Mr. Sarva said Knotel also is working on a separate service that will record commercial-property listings using blockchain, a technology best known as the ledger behind cryptocurrencies like bitcoin. “Every office listing, every single little piece of detail, is essentially trafficked today as a PDF file emailed around by brokers,” he said. “That is so dirty and opaque.”
Knotel’s latest funding round is a sign of strong investor interest in companies hoping to profit from big changes taking place in the once-staid office-space business. Like other commercial-property markets, including hotels and retail, office space is being disrupted by new entrants relying heavily on technology and appealing to new demands from younger consumers.
The first big disrupter was WeWork, which was founded in 2010 and was a pioneer in leasing out big blocks of space and redesigning them as co-working facilities for startups and entrepreneurs. WeWork has over 240 locations in 71 cities that are used by more than 210,000 customers.
WeWork and its competitors are going after workplace changes affecting larger tenants as they try to stay nimble to adapt to rapid transformations of their industries. The mantra among these tenants is they want shorter and more-flexible leases, not the fixed 10- or 15-year leases traditional landlords are used to signing.
Tenants “need to be agile,” Mr. Sarva said. “We have big companies and medium-sized growth companies that are saying ‘I need a space, but I’m sick of doing leases. I have no idea how big my head count will be in a year, much less 10 years.’”
Flexible and co-working space operators accounted for more than 10% of all office deals in London and New York last year, according to brokerage firms. Experts predict they will eventually account for close to 20% of leases signed in major markets.
“There’s a lot of headroom,” said Marcus Moufarrige, chief operating officer of Sydney-based Servcorp Ltd. , which has about 160 locations in 54 cities. “It’s a big sector of a big market worth lots of money.”
Knotel typically signs leases with office landlords and then cuts deals with tenants looking for flexible space.

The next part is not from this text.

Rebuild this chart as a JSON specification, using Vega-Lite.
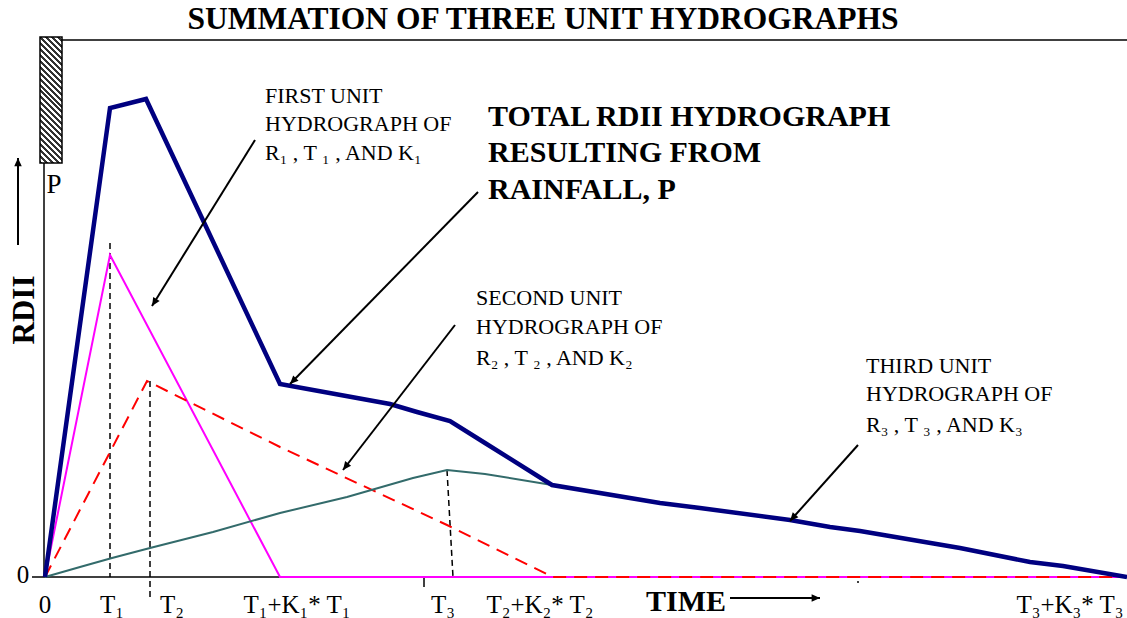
{
  "$schema": "https://vega.github.io/schema/vega-lite/v6.json",
  "width": 1127,
  "height": 618,
  "padding": 0,
  "autosize": {"type": "none"},
  "background": "white",
  "config": {"view": {"stroke": null}},
  "datasets": {
    "series": [
      {"s": "total", "i": 0, "x": 0, "y": 0},
      {"s": "total", "i": 1, "x": 65, "y": 469},
      {"s": "total", "i": 2, "x": 101, "y": 478},
      {"s": "total", "i": 3, "x": 235, "y": 193},
      {"s": "total", "i": 4, "x": 345, "y": 173},
      {"s": "total", "i": 5, "x": 372, "y": 165},
      {"s": "total", "i": 6, "x": 405, "y": 156},
      {"s": "total", "i": 7, "x": 440, "y": 134},
      {"s": "total", "i": 8, "x": 507, "y": 92},
      {"s": "total", "i": 9, "x": 615, "y": 74},
      {"s": "total", "i": 10, "x": 655, "y": 69},
      {"s": "total", "i": 11, "x": 745, "y": 57},
      {"s": "total", "i": 12, "x": 785, "y": 50},
      {"s": "total", "i": 13, "x": 815, "y": 46},
      {"s": "total", "i": 14, "x": 915, "y": 29},
      {"s": "total", "i": 15, "x": 985, "y": 15},
      {"s": "total", "i": 16, "x": 1018, "y": 11},
      {"s": "total", "i": 17, "x": 1082, "y": 0},
      {"s": "first", "i": 0, "x": 0, "y": 0},
      {"s": "first", "i": 1, "x": 65, "y": 322},
      {"s": "first", "i": 2, "x": 235, "y": 0},
      {"s": "first", "i": 3, "x": 1082, "y": 0},
      {"s": "second", "i": 0, "x": 0, "y": 0},
      {"s": "second", "i": 1, "x": 102, "y": 196},
      {"s": "second", "i": 2, "x": 235, "y": 130},
      {"s": "second", "i": 3, "x": 402, "y": 52},
      {"s": "second", "i": 4, "x": 508, "y": 0},
      {"s": "second", "i": 5, "x": 1082, "y": 0},
      {"s": "third", "i": 0, "x": 0, "y": 0},
      {"s": "third", "i": 1, "x": 35, "y": 10},
      {"s": "third", "i": 2, "x": 67, "y": 19},
      {"s": "third", "i": 3, "x": 105, "y": 29},
      {"s": "third", "i": 4, "x": 168, "y": 45},
      {"s": "third", "i": 5, "x": 235, "y": 64},
      {"s": "third", "i": 6, "x": 302, "y": 80},
      {"s": "third", "i": 7, "x": 368, "y": 99},
      {"s": "third", "i": 8, "x": 402, "y": 107},
      {"s": "third", "i": 9, "x": 440, "y": 103},
      {"s": "third", "i": 10, "x": 507, "y": 92},
      {"s": "third", "i": 11, "x": 615, "y": 74},
      {"s": "third", "i": 12, "x": 655, "y": 69},
      {"s": "third", "i": 13, "x": 745, "y": 57},
      {"s": "third", "i": 14, "x": 785, "y": 50},
      {"s": "third", "i": 15, "x": 815, "y": 46},
      {"s": "third", "i": 16, "x": 915, "y": 29},
      {"s": "third", "i": 17, "x": 985, "y": 15},
      {"s": "third", "i": 18, "x": 1018, "y": 11},
      {"s": "third", "i": 19, "x": 1082, "y": 0}
    ],
    "bar": [{"x": -5, "y": 540, "x2": 17, "y2": 414}],
    "frame": [
      {"x": 17, "y": 537, "x2": 1082, "y2": 537},
      {"x": -1, "y": 414, "x2": -1, "y2": 0},
      {"x": -13, "y": 0, "x2": 1082, "y2": 0},
      {"x": 379, "y": 0, "x2": 379, "y2": -10},
      {"x": 813, "y": -4, "x2": 813, "y2": -6}
    ],
    "dashed": [
      {"x": 65, "y": 334, "x2": 65, "y2": 0},
      {"x": 105, "y": 196, "x2": 105, "y2": -23},
      {"x": 402, "y": 107, "x2": 408, "y2": 0}
    ],
    "arrows": [
      {"x": 107, "y": 271, "x2": 210, "y2": 437},
      {"x": 245, "y": 193, "x2": 433, "y2": 385},
      {"x": 298, "y": 107, "x2": 410, "y2": 252},
      {"x": 745, "y": 56, "x2": 813, "y2": 132},
      {"x": 775, "y": -21, "x2": 685, "y2": -21},
      {"x": -27, "y": 419, "x2": -27, "y2": 332}
    ],
    "texts": [
      {"g": "title", "x": 498, "y": 557, "t": "SUMMATION OF THREE UNIT HYDROGRAPHS"},
      {"g": "total", "x": 443, "y": 460, "t": "TOTAL RDII HYDROGRAPH"},
      {"g": "total", "x": 443, "y": 424, "t": "RESULTING FROM"},
      {"g": "total", "x": 443, "y": 387, "t": "RAINFALL, P"},
      {"g": "note", "x": 220, "y": 481, "t": "FIRST UNIT"},
      {"g": "note", "x": 220, "y": 453, "t": "HYDROGRAPH OF"},
      {"g": "note", "x": 220, "y": 424, "t": "R₁ , T ₁ , AND K₁"},
      {"g": "note", "x": 431, "y": 279, "t": "SECOND UNIT"},
      {"g": "note", "x": 431, "y": 250, "t": "HYDROGRAPH OF"},
      {"g": "note", "x": 431, "y": 219, "t": "R₂ , T ₂ , AND K₂"},
      {"g": "note", "x": 821, "y": 211, "t": "THIRD UNIT"},
      {"g": "note", "x": 821, "y": 183, "t": "HYDROGRAPH OF"},
      {"g": "note", "x": 821, "y": 152, "t": "R₃ , T ₃ , AND K₃"},
      {"g": "tick", "x": 0, "y": -28, "t": "0"},
      {"g": "tick", "x": 67, "y": -28, "t": "T₁"},
      {"g": "tick", "x": 127, "y": -28, "t": "T₂"},
      {"g": "tick", "x": 252, "y": -28, "t": "T₁+K₁* T₁"},
      {"g": "tick", "x": 398, "y": -28, "t": "T₃"},
      {"g": "tick", "x": 495, "y": -28, "t": "T₂+K₂* T₂"},
      {"g": "tick", "x": 1025, "y": -28, "t": "T₃+K₃* T₃"},
      {"g": "tick", "x": -22, "y": 2, "t": "0"},
      {"g": "p", "x": 9, "y": 392, "t": "P"},
      {"g": "time", "x": 641, "y": -25, "t": "TIME"},
      {"g": "rdii", "x": -20, "y": 267, "t": "RDII"}
    ]
  },
  "encoding": {
    "x": {"field": "x", "type": "quantitative", "scale": {"domain": [-45, 1082], "nice": false, "zero": false}, "axis": null},
    "y": {"field": "y", "type": "quantitative", "scale": {"domain": [-41, 577], "nice": false, "zero": false}, "axis": null}
  },
  "layer": [
    {
      "data": {"name": "frame"},
      "mark": {"type": "rule", "color": "#000000", "strokeWidth": 1.5},
      "encoding": {"x2": {"field": "x2"}, "y2": {"field": "y2"}}
    },
    {
      "data": {"name": "bar"},
      "mark": {
        "type": "rect",
        "stroke": "#000000",
        "strokeWidth": 1.5,
        "fill": {
          "gradient": "linear", "x1": 0, "y1": 1, "x2": 0.199, "y2": -0.14,
          "stops": [
            {"offset": 0, "color": "#333"}, {"offset": 0.02, "color": "#333"}, {"offset": 0.02, "color": "#fff"}, {"offset": 0.04, "color": "#fff"},
            {"offset": 0.04, "color": "#333"}, {"offset": 0.06, "color": "#333"}, {"offset": 0.06, "color": "#fff"}, {"offset": 0.08, "color": "#fff"},
            {"offset": 0.08, "color": "#333"}, {"offset": 0.10, "color": "#333"}, {"offset": 0.10, "color": "#fff"}, {"offset": 0.12, "color": "#fff"},
            {"offset": 0.12, "color": "#333"}, {"offset": 0.14, "color": "#333"}, {"offset": 0.14, "color": "#fff"}, {"offset": 0.16, "color": "#fff"},
            {"offset": 0.16, "color": "#333"}, {"offset": 0.18, "color": "#333"}, {"offset": 0.18, "color": "#fff"}, {"offset": 0.20, "color": "#fff"},
            {"offset": 0.20, "color": "#333"}, {"offset": 0.22, "color": "#333"}, {"offset": 0.22, "color": "#fff"}, {"offset": 0.24, "color": "#fff"},
            {"offset": 0.24, "color": "#333"}, {"offset": 0.26, "color": "#333"}, {"offset": 0.26, "color": "#fff"}, {"offset": 0.28, "color": "#fff"},
            {"offset": 0.28, "color": "#333"}, {"offset": 0.30, "color": "#333"}, {"offset": 0.30, "color": "#fff"}, {"offset": 0.32, "color": "#fff"},
            {"offset": 0.32, "color": "#333"}, {"offset": 0.34, "color": "#333"}, {"offset": 0.34, "color": "#fff"}, {"offset": 0.36, "color": "#fff"},
            {"offset": 0.36, "color": "#333"}, {"offset": 0.38, "color": "#333"}, {"offset": 0.38, "color": "#fff"}, {"offset": 0.40, "color": "#fff"},
            {"offset": 0.40, "color": "#333"}, {"offset": 0.42, "color": "#333"}, {"offset": 0.42, "color": "#fff"}, {"offset": 0.44, "color": "#fff"},
            {"offset": 0.44, "color": "#333"}, {"offset": 0.46, "color": "#333"}, {"offset": 0.46, "color": "#fff"}, {"offset": 0.48, "color": "#fff"},
            {"offset": 0.48, "color": "#333"}, {"offset": 0.50, "color": "#333"}, {"offset": 0.50, "color": "#fff"}, {"offset": 0.52, "color": "#fff"},
            {"offset": 0.52, "color": "#333"}, {"offset": 0.54, "color": "#333"}, {"offset": 0.54, "color": "#fff"}, {"offset": 0.56, "color": "#fff"},
            {"offset": 0.56, "color": "#333"}, {"offset": 0.58, "color": "#333"}, {"offset": 0.58, "color": "#fff"}, {"offset": 0.60, "color": "#fff"},
            {"offset": 0.60, "color": "#333"}, {"offset": 0.62, "color": "#333"}, {"offset": 0.62, "color": "#fff"}, {"offset": 0.64, "color": "#fff"},
            {"offset": 0.64, "color": "#333"}, {"offset": 0.66, "color": "#333"}, {"offset": 0.66, "color": "#fff"}, {"offset": 0.68, "color": "#fff"},
            {"offset": 0.68, "color": "#333"}, {"offset": 0.70, "color": "#333"}, {"offset": 0.70, "color": "#fff"}, {"offset": 0.72, "color": "#fff"},
            {"offset": 0.72, "color": "#333"}, {"offset": 0.74, "color": "#333"}, {"offset": 0.74, "color": "#fff"}, {"offset": 0.76, "color": "#fff"},
            {"offset": 0.76, "color": "#333"}, {"offset": 0.78, "color": "#333"}, {"offset": 0.78, "color": "#fff"}, {"offset": 0.80, "color": "#fff"},
            {"offset": 0.80, "color": "#333"}, {"offset": 0.82, "color": "#333"}, {"offset": 0.82, "color": "#fff"}, {"offset": 0.84, "color": "#fff"},
            {"offset": 0.84, "color": "#333"}, {"offset": 0.86, "color": "#333"}, {"offset": 0.86, "color": "#fff"}, {"offset": 0.88, "color": "#fff"},
            {"offset": 0.88, "color": "#333"}, {"offset": 0.90, "color": "#333"}, {"offset": 0.90, "color": "#fff"}, {"offset": 0.92, "color": "#fff"},
            {"offset": 0.92, "color": "#333"}, {"offset": 0.94, "color": "#333"}, {"offset": 0.94, "color": "#fff"}, {"offset": 0.96, "color": "#fff"},
            {"offset": 0.96, "color": "#333"}, {"offset": 0.98, "color": "#333"}, {"offset": 0.98, "color": "#fff"}, {"offset": 1, "color": "#fff"}
          ]
        }
      },
      "encoding": {"x2": {"field": "x2"}, "y2": {"field": "y2"}}
    },
    {
      "data": {"name": "dashed"},
      "mark": {"type": "rule", "color": "#000000", "strokeWidth": 1.5, "strokeDash": [6, 4]},
      "encoding": {"x2": {"field": "x2"}, "y2": {"field": "y2"}}
    },
    {
      "data": {"name": "series"},
      "transform": [{"filter": "datum.s === 'first'"}],
      "mark": {"type": "line", "color": "#FF00FF", "strokeWidth": 2},
      "encoding": {"order": {"field": "i", "type": "quantitative"}}
    },
    {
      "data": {"name": "series"},
      "transform": [{"filter": "datum.s === 'second'"}],
      "mark": {"type": "line", "color": "#FF0000", "strokeWidth": 2, "strokeDash": [13, 8]},
      "encoding": {"order": {"field": "i", "type": "quantitative"}}
    },
    {
      "data": {"name": "series"},
      "transform": [{"filter": "datum.s === 'third'"}],
      "mark": {"type": "line", "color": "#336B6B", "strokeWidth": 2},
      "encoding": {"order": {"field": "i", "type": "quantitative"}}
    },
    {
      "data": {"name": "series"},
      "transform": [{"filter": "datum.s === 'total'"}],
      "mark": {"type": "line", "color": "#000080", "strokeWidth": 4.5, "strokeJoin": "miter"},
      "encoding": {"order": {"field": "i", "type": "quantitative"}}
    },
    {
      "data": {"name": "arrows"},
      "mark": {"type": "rule", "color": "#000000", "strokeWidth": 2},
      "encoding": {"x2": {"field": "x2"}, "y2": {"field": "y2"}}
    },
    {
      "data": {"name": "arrows"},
      "transform": [{"calculate": "atan2(datum.x - datum.x2, datum.y - datum.y2) * 180 / PI", "as": "ang"}],
      "mark": {"type": "point", "shape": "M0,0L-0.45,1L0.45,1Z", "filled": true, "color": "#000000", "size": 280, "opacity": 1},
      "encoding": {"angle": {"field": "ang", "type": "quantitative", "scale": null}}
    },
    {
      "data": {"name": "texts"},
      "transform": [{"filter": "datum.g === 'title'"}],
      "mark": {"type": "text", "font": "Liberation Serif", "fontSize": 31.5, "fontWeight": "bold", "align": "center", "baseline": "middle", "color": "#000"},
      "encoding": {"text": {"field": "t"}}
    },
    {
      "data": {"name": "texts"},
      "transform": [{"filter": "datum.g === 'total'"}],
      "mark": {"type": "text", "font": "Liberation Serif", "fontSize": 30, "fontWeight": "bold", "align": "left", "baseline": "middle", "color": "#000"},
      "encoding": {"text": {"field": "t"}}
    },
    {
      "data": {"name": "texts"},
      "transform": [{"filter": "datum.g === 'note'"}],
      "mark": {"type": "text", "font": "Liberation Serif", "fontSize": 22, "align": "left", "baseline": "middle", "color": "#000"},
      "encoding": {"text": {"field": "t"}}
    },
    {
      "data": {"name": "texts"},
      "transform": [{"filter": "datum.g === 'tick'"}],
      "mark": {"type": "text", "font": "Liberation Serif", "fontSize": 25, "align": "center", "baseline": "middle", "color": "#000"},
      "encoding": {"text": {"field": "t"}}
    },
    {
      "data": {"name": "texts"},
      "transform": [{"filter": "datum.g === 'p'"}],
      "mark": {"type": "text", "font": "Liberation Serif", "fontSize": 27, "align": "center", "baseline": "middle", "color": "#000"},
      "encoding": {"text": {"field": "t"}}
    },
    {
      "data": {"name": "texts"},
      "transform": [{"filter": "datum.g === 'time'"}],
      "mark": {"type": "text", "font": "Liberation Serif", "fontSize": 30, "fontWeight": "bold", "align": "center", "baseline": "middle", "color": "#000"},
      "encoding": {"text": {"field": "t"}}
    },
    {
      "data": {"name": "texts"},
      "transform": [{"filter": "datum.g === 'rdii'"}],
      "mark": {"type": "text", "font": "Liberation Serif", "fontSize": 31, "fontWeight": "bold", "align": "center", "baseline": "middle", "angle": 270, "color": "#000"},
      "encoding": {"text": {"field": "t"}}
    }
  ]
}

Knotel provides its customers price protection as well as the ability to reduce space quickly if they need to shrink, Mr. Sarva said. “They know part of the proposition is that if they phone us up and say we need to reduce or we need more space, [Knotel] will help them land smoothly,” he said.
Knotel also enables tenants to sign leases much faster than traditional office deals which can take over 18 months. “That’s insane,” Mr. Sarva said. “Amazon can get you a toothbrush in an hour. But an office lease takes more than one year.”
Knotel’s plan to use blockchain to operate a listing service is still in the planning stages. Mr. Sarva said Knotel’s service will likely give credits to people who put accurate data into the system. Those who use it passively will pay for access, he said.
Knotel already has a window into listings through its investors, which include big office-building owners and service firms. “”I think we have some heft to start moving the needle,” he said.